<h1>Object detection exercise</h1>

This exercise attempts to demonstrate if a Convolutional Neural Network (CNN) is able to detect objects within a picture. For a simple example, two classes will be considered: Cars and pedestrians.

40 images were downloaded from the internet, containing cars and/or pedestrians (in the form of persons). The images were manually labelled using labelimg software, and exported in YOLO format. Alternatively, if the annotations are in XML format, it can be converted to YOLO format, and conversion script is supplied at script_converter.ipynb. 

Train, validation and test folders were then created, in compliance with Yolov5 format requirements. Yolov5 library is then downloaded onto the local environment.
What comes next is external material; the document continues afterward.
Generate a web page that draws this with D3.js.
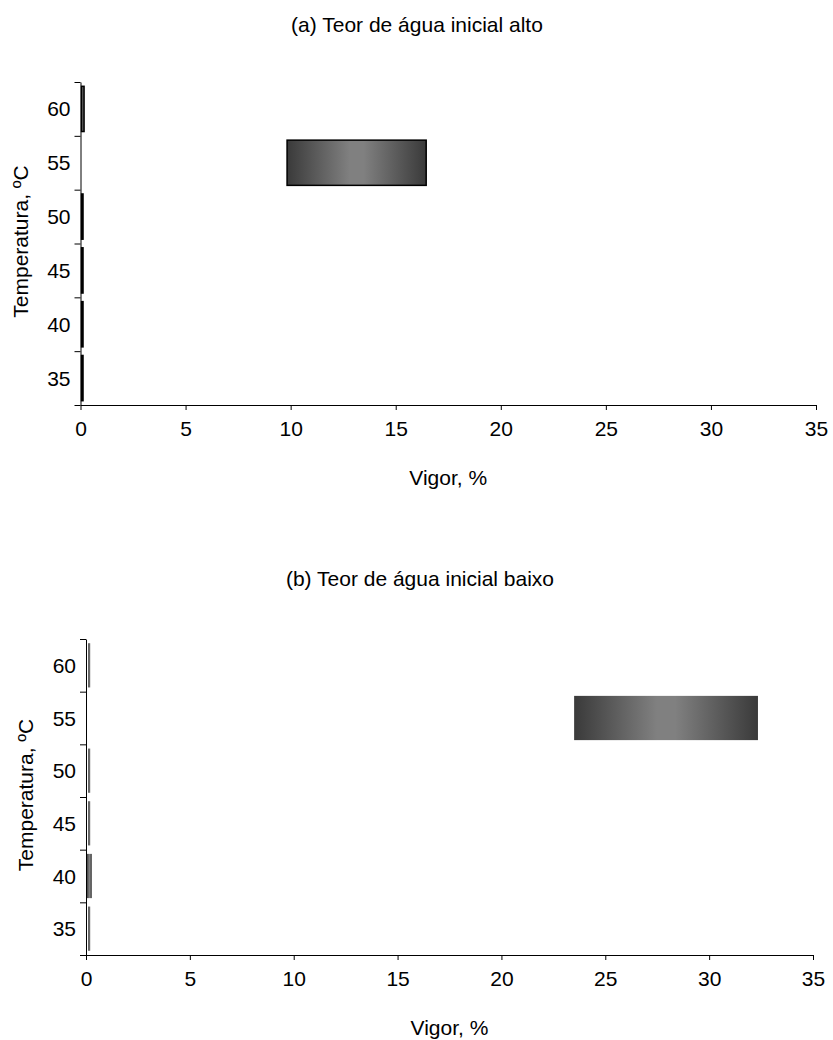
<!DOCTYPE html>
<html>
<head>
<meta charset="utf-8">
<script src="https://cdn.jsdelivr.net/npm/d3@7"></script>
<style>
  body { margin: 0; background: #fff; }
  svg { display: block; font-family: "Liberation Sans", Arial, sans-serif; }
</style>
</head>
<body>
<svg id="chart" width="833" height="1040"></svg>
<script>
// Temperature classes (bottom to top) and vigor ranges (%), floating bars
const temperatures = ["35", "40", "45", "50", "55", "60"];
const xTicks = [0, 5, 10, 15, 20, 25, 30, 35];

// (a) high initial water content
const altoStart = [0.05, 0.05, 0.05, 0.05, 9.83, 0.05];
const altoEnd   = [0.12, 0.12, 0.12, 0.12, 16.45, 0.17];

// (b) low initial water content
const baixoStart = [0.1, 0.05, 0.1, 0.1, 23.5, 0.1];
const baixoEnd   = [0.2, 0.28, 0.2, 0.2, 32.35, 0.2];

const FONT = 21;
const svg = d3.select("#chart");

// horizontal gradient used for bar fills (dark edges, lighter middle)
const defs = svg.append("defs");
const grad = defs.append("linearGradient")
  .attr("id", "barGrad")
  .attr("x1", "0%").attr("x2", "100%").attr("y1", "0%").attr("y2", "0%");
[[0, "#3a3a3a"], [0.45, "#808080"], [0.55, "#808080"], [1, "#3a3a3a"]]
  .forEach(([o, c]) => grad.append("stop").attr("offset", o).attr("stop-color", c));

function panel(cfg) {
  const { title, titleX, titleY, left, right, top, bottom, starts, ends, bordered, yTitleX, xTitleY } = cfg;
  const g = svg.append("g");

  const x = d3.scaleLinear().domain([0, 35]).range([left, right]);
  const y = d3.scaleBand().domain(temperatures.slice().reverse()).range([top, bottom]).paddingInner(0.16).paddingOuter(0.08);
  const yIdx = d3.scaleLinear().domain([0, temperatures.length]).range([bottom, top]);

  g.append("text")
    .attr("x", titleX).attr("y", titleY)
    .attr("text-anchor", "middle").attr("font-size", FONT).attr("fill", "#000")
    .text(title);

  // bars
  const rows = temperatures.map((t, i) => ({ t, s: starts[i], e: ends[i] }));
  g.selectAll("rect.bar").data(rows).join("rect")
    .attr("class", "bar")
    .attr("x", d => x(d.s))
    .attr("width", d => Math.max(0.6, x(d.e) - x(d.s)))
    .attr("y", d => y(d.t))
    .attr("height", y.bandwidth())
    .attr("fill", "url(#barGrad)")
    .attr("stroke", bordered ? "#000" : "none")
    .attr("stroke-width", bordered ? 1.5 : 0);

  // x axis
  const xAxis = g.append("g")
    .attr("transform", `translate(0,${bottom})`)
    .call(d3.axisBottom(x).tickValues(xTicks).tickSize(5).tickSizeOuter(0).tickPadding(11));
  xAxis.select(".domain").attr("stroke", "#000");
  xAxis.selectAll(".tick line").attr("stroke", "#000");
  xAxis.selectAll("text").attr("font-size", FONT).attr("fill", "#000")
    .attr("font-family", "'Liberation Sans', Arial, sans-serif");

  // y axis: ticks at category boundaries, labels centred in each band
  const yAxis = g.append("g")
    .attr("transform", `translate(${left},0)`)
    .call(d3.axisLeft(yIdx).tickValues(d3.range(0, temperatures.length + 1)).tickSize(6).tickSizeOuter(0).tickFormat(""));
  yAxis.select(".domain").attr("stroke", "#000");
  yAxis.selectAll(".tick line").attr("stroke", "#000");

  g.selectAll("text.ylab").data(temperatures).join("text")
    .attr("class", "ylab")
    .attr("x", left - 10)
    .attr("y", d => y(d) + y.bandwidth() / 2)
    .attr("dy", "0.36em")
    .attr("text-anchor", "end")
    .attr("font-size", FONT).attr("fill", "#000")
    .text(d => d);

  g.append("text")
    .attr("transform", `translate(${yTitleX},${(top + bottom) / 2 - 2}) rotate(-90)`)
    .attr("text-anchor", "middle").attr("font-size", FONT).attr("fill", "#000")
    .text("Temperatura, ºC");

  g.append("text")
    .attr("x", (left + right) / 2).attr("y", xTitleY)
    .attr("text-anchor", "middle").attr("font-size", FONT).attr("fill", "#000")
    .text("Vigor, %");
}

panel({
  title: "(a) Teor de água inicial alto", titleX: 417, titleY: 32,
  left: 80.5, right: 816, top: 82, bottom: 405,
  starts: altoStart, ends: altoEnd, bordered: true,
  yTitleX: 28, xTitleY: 485
});

panel({
  title: "(b) Teor de água inicial baixo", titleX: 420, titleY: 586,
  left: 86, right: 813, top: 639, bottom: 955,
  starts: baixoStart, ends: baixoEnd, bordered: false,
  yTitleX: 33, xTitleY: 1035
});
</script>
</body>
</html>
Code blocks for downloading and installing Yolov5 are also supplied at script_converter.ipynb. A YAML file to indicate the path to the train, validation and test folders and the binary classes is also prepared. Transfer learning with training is then applied. Last step is to apply object detection over the test images. 

For this exercise, several transfer learning conditions shall be used, and compare which of them has the best performance:

- Condition 1: 50 epochs, 4 batches, 10 layers freeze using yolov5s

- Condition 2: 50 epochs, 4 batches, 10 layers freeze using yolov5s6

- Condition 3: 50 epochs, 4 batches, 23 layers freeze using yolov5s

<h2>Import libraries</h2>

In [9]:
from IPython.display import Image, clear_output

<h4>Additional notes</h4>

For each condition outlined, training will be applied first before testing. One sample image shall be displayed for comparison analysis.

Training: 

- pedestrian_and_car.yaml is the file containing directory pathways to train-val-test and the number of classes

- yolov5s.pt is the pre-trained weight; small weight chosen for faster training time and less use of memory resources

- epochs is the number of training epochs; test images with cars and/or pedestrians are variously fitted after 10, 30 and 50 epochs

- batch refers to training batch size; considering that there are only 40 images used together for training and validation, batch size of 4 is appropriate.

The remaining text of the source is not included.